- [Provided data]:
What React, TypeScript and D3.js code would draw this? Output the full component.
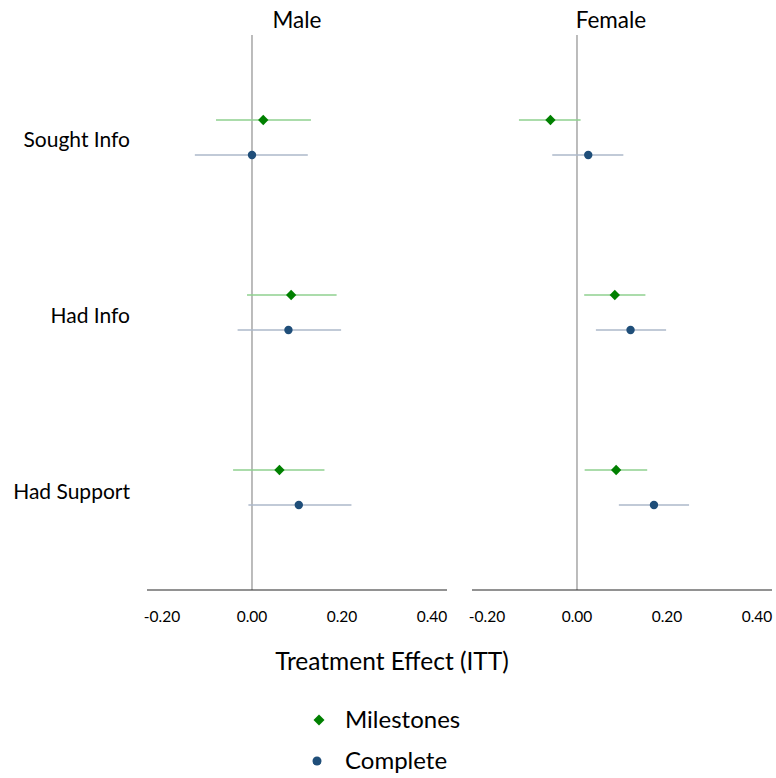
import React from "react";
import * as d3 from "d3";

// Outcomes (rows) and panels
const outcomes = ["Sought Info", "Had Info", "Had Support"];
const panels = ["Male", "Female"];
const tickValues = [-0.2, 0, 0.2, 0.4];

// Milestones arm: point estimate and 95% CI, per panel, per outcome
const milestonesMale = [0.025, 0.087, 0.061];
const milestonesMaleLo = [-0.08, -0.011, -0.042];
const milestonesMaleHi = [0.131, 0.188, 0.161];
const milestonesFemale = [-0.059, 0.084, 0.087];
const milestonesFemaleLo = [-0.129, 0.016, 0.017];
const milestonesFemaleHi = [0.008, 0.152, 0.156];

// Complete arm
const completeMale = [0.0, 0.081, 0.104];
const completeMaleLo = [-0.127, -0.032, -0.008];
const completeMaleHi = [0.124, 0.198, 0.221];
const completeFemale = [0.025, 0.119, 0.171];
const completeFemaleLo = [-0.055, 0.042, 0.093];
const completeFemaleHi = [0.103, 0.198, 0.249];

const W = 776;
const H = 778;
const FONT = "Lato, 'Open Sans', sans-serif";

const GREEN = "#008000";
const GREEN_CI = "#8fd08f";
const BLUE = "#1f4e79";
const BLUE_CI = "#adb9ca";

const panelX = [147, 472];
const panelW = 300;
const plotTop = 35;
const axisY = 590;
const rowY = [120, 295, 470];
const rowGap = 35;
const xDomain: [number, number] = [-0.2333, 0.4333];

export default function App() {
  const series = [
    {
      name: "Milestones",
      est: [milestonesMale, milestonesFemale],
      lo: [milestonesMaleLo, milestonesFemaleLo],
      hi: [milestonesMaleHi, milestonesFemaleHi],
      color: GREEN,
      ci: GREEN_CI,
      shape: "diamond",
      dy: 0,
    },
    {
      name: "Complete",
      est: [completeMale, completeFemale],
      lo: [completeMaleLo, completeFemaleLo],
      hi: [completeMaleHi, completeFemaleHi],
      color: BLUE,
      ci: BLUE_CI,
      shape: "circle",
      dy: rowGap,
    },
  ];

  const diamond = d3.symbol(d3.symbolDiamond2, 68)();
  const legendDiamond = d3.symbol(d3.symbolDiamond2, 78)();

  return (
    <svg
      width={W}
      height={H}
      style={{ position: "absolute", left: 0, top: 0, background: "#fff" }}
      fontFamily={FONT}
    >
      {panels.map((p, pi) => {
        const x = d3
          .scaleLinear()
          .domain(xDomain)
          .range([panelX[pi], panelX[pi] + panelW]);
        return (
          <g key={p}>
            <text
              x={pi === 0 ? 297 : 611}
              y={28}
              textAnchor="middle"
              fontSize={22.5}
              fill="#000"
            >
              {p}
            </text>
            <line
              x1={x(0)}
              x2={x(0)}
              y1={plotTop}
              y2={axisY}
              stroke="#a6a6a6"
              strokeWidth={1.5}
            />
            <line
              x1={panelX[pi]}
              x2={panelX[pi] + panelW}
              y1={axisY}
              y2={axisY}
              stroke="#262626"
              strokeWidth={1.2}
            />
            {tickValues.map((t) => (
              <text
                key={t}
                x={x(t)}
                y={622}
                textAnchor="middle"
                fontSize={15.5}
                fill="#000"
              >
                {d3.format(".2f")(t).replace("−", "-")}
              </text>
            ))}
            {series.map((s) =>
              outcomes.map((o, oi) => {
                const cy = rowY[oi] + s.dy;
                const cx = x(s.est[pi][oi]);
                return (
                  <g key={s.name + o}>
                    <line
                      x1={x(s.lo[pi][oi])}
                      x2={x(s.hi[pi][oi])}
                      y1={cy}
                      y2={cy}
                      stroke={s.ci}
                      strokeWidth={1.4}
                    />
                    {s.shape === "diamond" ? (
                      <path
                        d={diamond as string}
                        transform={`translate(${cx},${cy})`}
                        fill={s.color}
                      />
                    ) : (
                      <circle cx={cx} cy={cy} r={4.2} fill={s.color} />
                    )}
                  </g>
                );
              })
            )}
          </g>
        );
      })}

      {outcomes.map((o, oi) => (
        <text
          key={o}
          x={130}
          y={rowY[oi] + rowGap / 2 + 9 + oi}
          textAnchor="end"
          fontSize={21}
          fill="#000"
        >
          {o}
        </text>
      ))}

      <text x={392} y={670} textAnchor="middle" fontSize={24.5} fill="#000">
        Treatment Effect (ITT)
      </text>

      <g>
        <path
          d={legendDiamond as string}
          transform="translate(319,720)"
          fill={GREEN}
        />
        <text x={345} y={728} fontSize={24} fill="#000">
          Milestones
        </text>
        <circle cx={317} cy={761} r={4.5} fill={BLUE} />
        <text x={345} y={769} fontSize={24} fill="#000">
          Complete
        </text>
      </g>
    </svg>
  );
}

...

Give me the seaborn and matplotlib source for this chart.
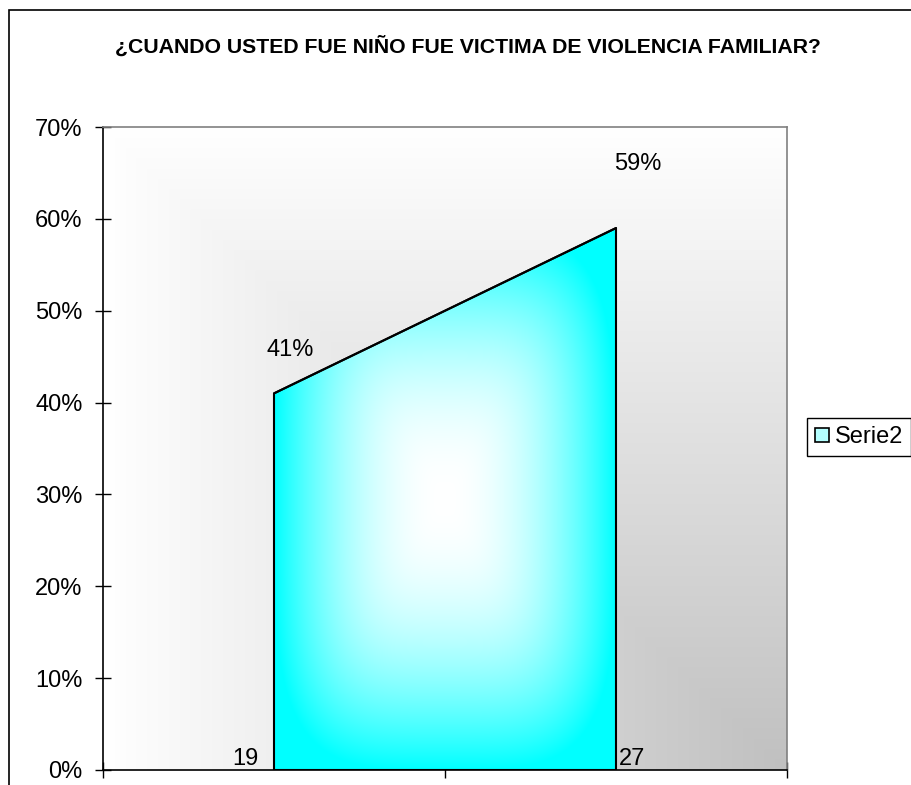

--

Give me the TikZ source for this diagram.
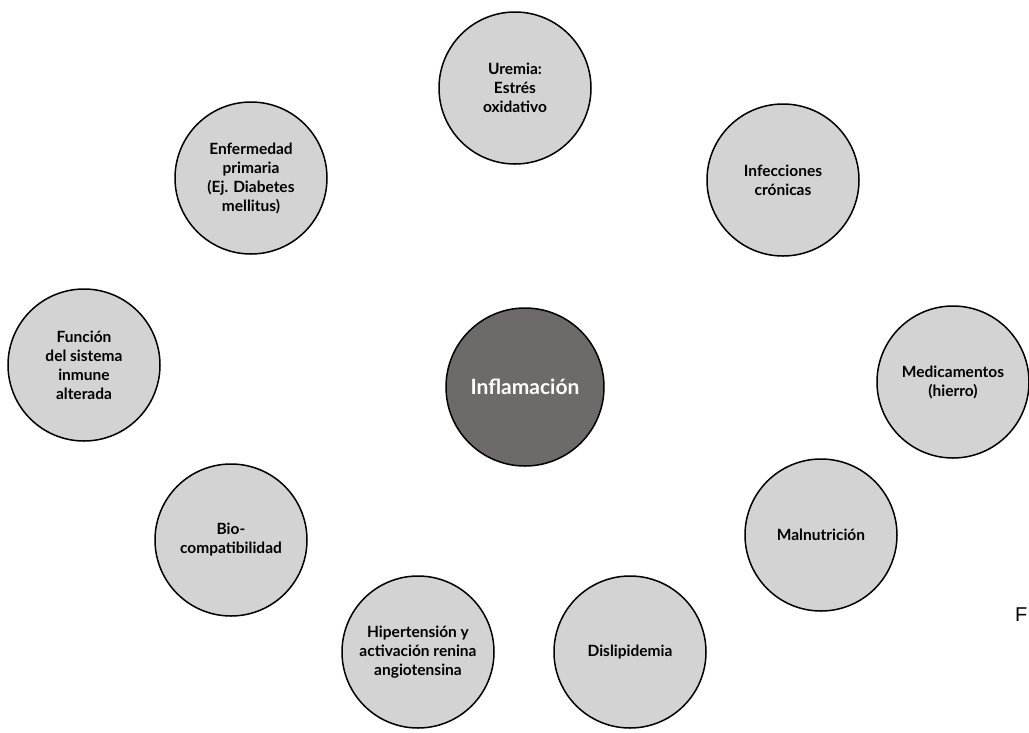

- [Written request]: Only the stretch from the line with "What React, TypeScript" through the line with "const tickValues = [-0.2, 0, 0.2, 0.4];" should be copied, exactly and with both ends. Drop the pictures.

- [Output of the task]:
What React, TypeScript and D3.js code would draw this? Output the full component.
import React from "react";
import * as d3 from "d3";

// Outcomes (rows) and panels
const outcomes = ["Sought Info", "Had Info", "Had Support"];
const panels = ["Male", "Female"];
const tickValues = [-0.2, 0, 0.2, 0.4];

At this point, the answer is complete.